%%
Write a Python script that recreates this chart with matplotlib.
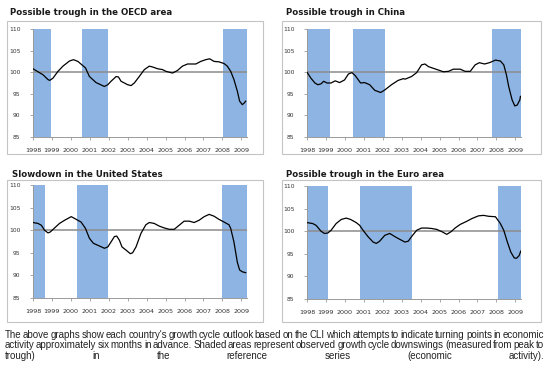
import numpy as np
import matplotlib
matplotlib.use("Agg")
import matplotlib.pyplot as plt
from matplotlib.patches import Rectangle

## CLI growth cycle panels
years = [1998, 1999, 2000, 2001, 2002, 2003, 2004, 2005, 2006, 2007, 2008, 2009]

oecd_x = [1998.00, 1998.53, 1998.79, 1998.88, 1999.05, 1999.32, 1999.58, 1999.93, 2000.14, 2000.37,
          2000.77, 2000.98, 2001.33, 2001.77, 2001.95, 2002.12, 2002.39, 2002.51, 2002.65, 2003.00,
          2003.18, 2003.35, 2003.61, 2003.88, 2004.14, 2004.32, 2004.58, 2004.84, 2005.02, 2005.37,
          2005.63, 2005.89, 2006.16, 2006.60, 2006.86, 2007.12, 2007.33, 2007.56, 2007.82, 2008.09,
          2008.26, 2008.44, 2008.61, 2008.79, 2008.91, 2009.05, 2009.14, 2009.23]
oecd_y = [100.8, 99.4, 98.3, 98.1, 98.6, 100.2, 101.4, 102.6, 102.9, 102.5,
          101.0, 99.0, 97.6, 96.7, 97.1, 97.9, 99.0, 98.9, 97.9, 97.1,
          96.9, 97.5, 99.0, 100.6, 101.4, 101.2, 100.8, 100.6, 100.2, 99.8,
          100.4, 101.4, 101.9, 101.9, 102.5, 102.9, 103.1, 102.5, 102.4, 102.0,
          101.4, 100.2, 98.3, 95.6, 93.3, 92.5, 92.8, 93.3]
oecd_shade = [(1998.0, 1998.97), (2000.6, 2001.95), (2008.05, 2009.3)]

china_x = [1998.00, 1998.21, 1998.42, 1998.57, 1998.74, 1998.88, 1999.06, 1999.27, 1999.49, 1999.72,
           1999.98, 2000.19, 2000.37, 2000.55, 2000.83, 2001.04, 2001.31, 2001.58, 2001.89, 2002.11,
           2002.46, 2002.81, 2003.08, 2003.19, 2003.52, 2003.79, 2004.05, 2004.23, 2004.41, 2004.67,
           2004.94, 2005.20, 2005.47, 2005.73, 2006.09, 2006.35, 2006.62, 2006.88, 2007.10, 2007.38,
           2007.63, 2007.95, 2008.21, 2008.39, 2008.53, 2008.65, 2008.83, 2008.97, 2009.10, 2009.24,
           2009.27]
china_y = [100.0, 98.6, 97.5, 97.1, 97.3, 97.9, 97.5, 97.5, 98.0, 97.6,
           98.2, 99.6, 99.9, 99.2, 97.5, 97.6, 97.1, 95.8, 95.3, 95.9,
           97.1, 98.1, 98.5, 98.4, 99.0, 99.9, 101.7, 101.9, 101.3, 100.9,
           100.5, 100.1, 100.2, 100.7, 100.7, 100.2, 100.2, 101.7, 102.2, 101.9,
           102.2, 102.8, 102.6, 101.7, 99.4, 96.7, 93.6, 92.2, 92.4, 93.6,
           94.4]
china_shade = [(1998.0, 1999.19), (2000.44, 2002.11), (2007.77, 2009.3)]

us_x = [1998.00, 1998.26, 1998.44, 1998.61, 1998.79, 1998.91, 1999.14, 1999.40, 1999.67, 2000.02,
        2000.28, 2000.54, 2000.77, 2000.98, 2001.19, 2001.51, 2001.77, 2001.95, 2002.12, 2002.30,
        2002.42, 2002.56, 2002.70, 2002.91, 2003.14, 2003.26, 2003.44, 2003.70, 2003.96, 2004.14,
        2004.40, 2004.67, 2004.93, 2005.19, 2005.46, 2005.72, 2005.98, 2006.25, 2006.51, 2006.77,
        2007.04, 2007.30, 2007.56, 2007.82, 2008.09, 2008.35, 2008.44, 2008.61, 2008.79, 2008.91,
        2009.05, 2009.23]
us_y = [101.7, 101.5, 101.1, 100.0, 99.4, 99.6, 100.5, 101.5, 102.2, 103.0,
        102.4, 101.8, 100.4, 98.2, 97.1, 96.5, 96.0, 96.3, 97.4, 98.6,
        98.7, 97.8, 96.3, 95.6, 94.8, 95.0, 96.3, 99.3, 101.2, 101.7,
        101.5, 100.9, 100.5, 100.2, 100.2, 101.1, 102.0, 102.0, 101.7, 102.2,
        103.0, 103.5, 103.1, 102.4, 101.8, 101.2, 100.4, 97.4, 92.9, 91.2,
        90.8, 90.6]
us_shade = [(1998.0, 1998.65), (2000.33, 2001.98), (2007.96, 2009.3)]

euro_x = [1998.00, 1998.30, 1998.48, 1998.74, 1998.92, 1999.10, 1999.27, 1999.54, 1999.81, 2000.07,
          2000.30, 2000.60, 2000.78, 2000.96, 2001.22, 2001.49, 2001.66, 2001.84, 2002.11, 2002.37,
          2002.64, 2002.90, 2003.17, 2003.35, 2003.52, 2003.79, 2004.05, 2004.32, 2004.58, 2004.85,
          2005.12, 2005.38, 2005.61, 2005.82, 2006.09, 2006.44, 2006.71, 2007.06, 2007.33, 2007.59,
          2007.95, 2008.21, 2008.39, 2008.58, 2008.76, 2008.94, 2009.06, 2009.20, 2009.29]
euro_y = [101.9, 101.7, 101.3, 100.0, 99.5, 99.6, 100.2, 101.7, 102.6, 102.9,
          102.6, 101.9, 101.3, 100.2, 98.8, 97.6, 97.3, 97.8, 99.1, 99.5,
          98.8, 98.2, 97.6, 97.8, 98.8, 100.2, 100.7, 100.7, 100.6, 100.4,
          99.9, 99.3, 99.9, 100.7, 101.5, 102.2, 102.8, 103.4, 103.5, 103.3,
          103.2, 101.7, 100.2, 97.6, 95.4, 94.1, 94.0, 94.6, 95.6]
euro_shade = [(1998.0, 1999.1), (2000.8, 2003.52), (2008.07, 2009.3)]

caption = ["The above graphs show each country's growth cycle outlook based on the CLI which attempts to indicate turning points in economic",
           "activity approximately six months in advance. Shaded areas represent observed growth cycle downswings (measured from peak to",
           "trough) in the reference series (economic activity)."]

W, H = 550, 365
SHADE = "#8db4e2"
fig = plt.figure(figsize=(W / 100, H / 100), dpi=100)
fig.patch.set_facecolor("white")


def box(x0, y0, x1, y1):
    # pixel box (top-left origin) -> figure fractions
    return [x0 / W, 1 - y1 / H, (x1 - x0) / W, (y1 - y0) / H]


def panel(title, tx, ty, frame, axrect, xs, ys, shades):
    fx0, fy0, fx1, fy1 = frame
    fig.add_artist(Rectangle((fx0 / W, 1 - fy1 / H), (fx1 - fx0) / W, (fy1 - fy0) / H,
                             transform=fig.transFigure, fill=False, edgecolor="#c4c4c4", lw=0.8))
    fig.text(tx / W, 1 - ty / H, title, fontsize=6.2, fontweight="bold", color="#1a1a1a",
             ha="left", va="baseline")
    ax = fig.add_axes(box(*axrect))
    for a, b in shades:
        ax.axvspan(a, b, color=SHADE, lw=0, zorder=1)
    ax.axhline(100, color="#8c8c8c", lw=1.1, zorder=2)
    ax.plot(xs, ys, color="black", lw=0.9, zorder=3)
    ax.set_xlim(1998, 2009.3)
    ax.set_ylim(85, 110)
    ax.set_yticks([85, 90, 95, 100, 105, 110])
    ax.set_xticks(years)
    ax.set_xticklabels([str(y) for y in years])
    for s in ["top", "right"]:
        ax.spines[s].set_visible(False)
    for s in ["left", "bottom"]:
        ax.spines[s].set_color("#9a9a9a")
        ax.spines[s].set_linewidth(0.7)
    ax.tick_params(axis="y", length=2, width=0.6, color="#9a9a9a", pad=7, labelsize=4.3, labelcolor="#333333")
    ax.tick_params(axis="x", length=2, width=0.6, color="#9a9a9a", pad=6, labelsize=4.6, labelcolor="#333333")
    ax.set_facecolor("white")
    return ax


panel("Possible trough in the OECD area", 10, 15, (7, 21, 263, 154), (33, 29, 247, 137),
      oecd_x, oecd_y, oecd_shade)
panel("Possible trough in China", 286, 15, (282, 21, 541, 154), (307, 29, 521, 137),
      china_x, china_y, china_shade)
panel("Slowdown in the United States", 12, 177.5, (7, 180, 263, 322), (33, 185, 247, 298),
      us_x, us_y, us_shade)
panel("Possible trough in the Euro area", 286, 177.5, (282, 180, 541, 322), (307, 186, 521, 299),
      euro_x, euro_y, euro_shade)

# justified caption, word by word (widths as figure fractions)
renderer = fig.canvas.get_renderer()
figw = fig.bbox.width
line_y = [337.6, 348.5, 359.3]
left, right = 5 / W, 544 / W
for line, ly in zip(caption, line_y):
    words = line.split()
    texts = [fig.text(left, 1 - ly / H, w, fontsize=7.0, family="Liberation Sans", color="#222222",
                      va="baseline", ha="left")
             for w in words]
    widths = [t.get_window_extent(renderer).width / figw for t in texts]
    gap = (right - left - sum(widths)) / (len(words) - 1)
    x = left
    for t, w in zip(texts, widths):
        t.set_x(x)
        x += w + gap

fig.savefig("out.png", dpi=100)
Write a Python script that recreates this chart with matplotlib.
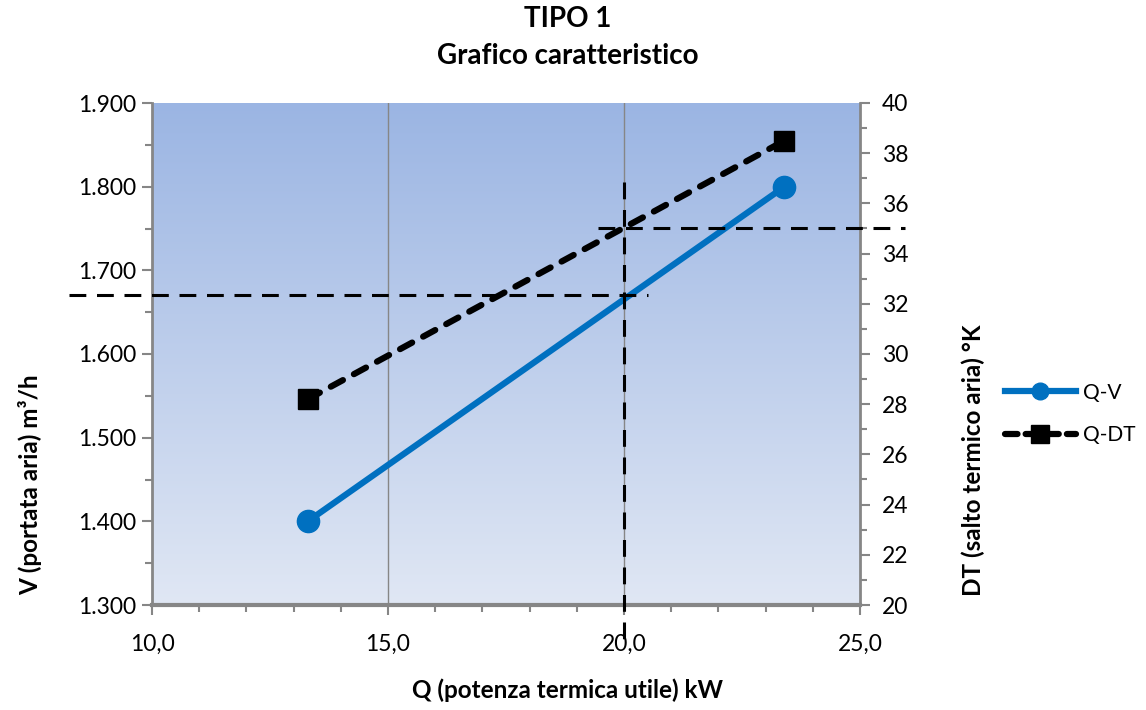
%%
:: PROBLEM DESCRIPTION ::
Repeat only what lies between the start of the data and the end of the line containing "2001.95), (2008.05, 2009.3)]", exactly, with pictures left out.

:: EXERCISE OUTPUT ::
Write a Python script that recreates this chart with matplotlib.
import numpy as np
import matplotlib
matplotlib.use("Agg")
import matplotlib.pyplot as plt
from matplotlib.patches import Rectangle

## CLI growth cycle panels
years = [1998, 1999, 2000, 2001, 2002, 2003, 2004, 2005, 2006, 2007, 2008, 2009]

oecd_x = [1998.00, 1998.53, 1998.79, 1998.88, 1999.05, 1999.32, 1999.58, 1999.93, 2000.14, 2000.37,
          2000.77, 2000.98, 2001.33, 2001.77, 2001.95, 2002.12, 2002.39, 2002.51, 2002.65, 2003.00,
          2003.18, 2003.35, 2003.61, 2003.88, 2004.14, 2004.32, 2004.58, 2004.84, 2005.02, 2005.37,
          2005.63, 2005.89, 2006.16, 2006.60, 2006.86, 2007.12, 2007.33, 2007.56, 2007.82, 2008.09,
          2008.26, 2008.44, 2008.61, 2008.79, 2008.91, 2009.05, 2009.14, 2009.23]
oecd_y = [100.8, 99.4, 98.3, 98.1, 98.6, 100.2, 101.4, 102.6, 102.9, 102.5,
          101.0, 99.0, 97.6, 96.7, 97.1, 97.9, 99.0, 98.9, 97.9, 97.1,
          96.9, 97.5, 99.0, 100.6, 101.4, 101.2, 100.8, 100.6, 100.2, 99.8,
          100.4, 101.4, 101.9, 101.9, 102.5, 102.9, 103.1, 102.5, 102.4, 102.0,
          101.4, 100.2, 98.3, 95.6, 93.3, 92.5, 92.8, 93.3]
oecd_shade = [(1998.0, 1998.97), (2000.6, 2001.95), (2008.05, 2009.3)]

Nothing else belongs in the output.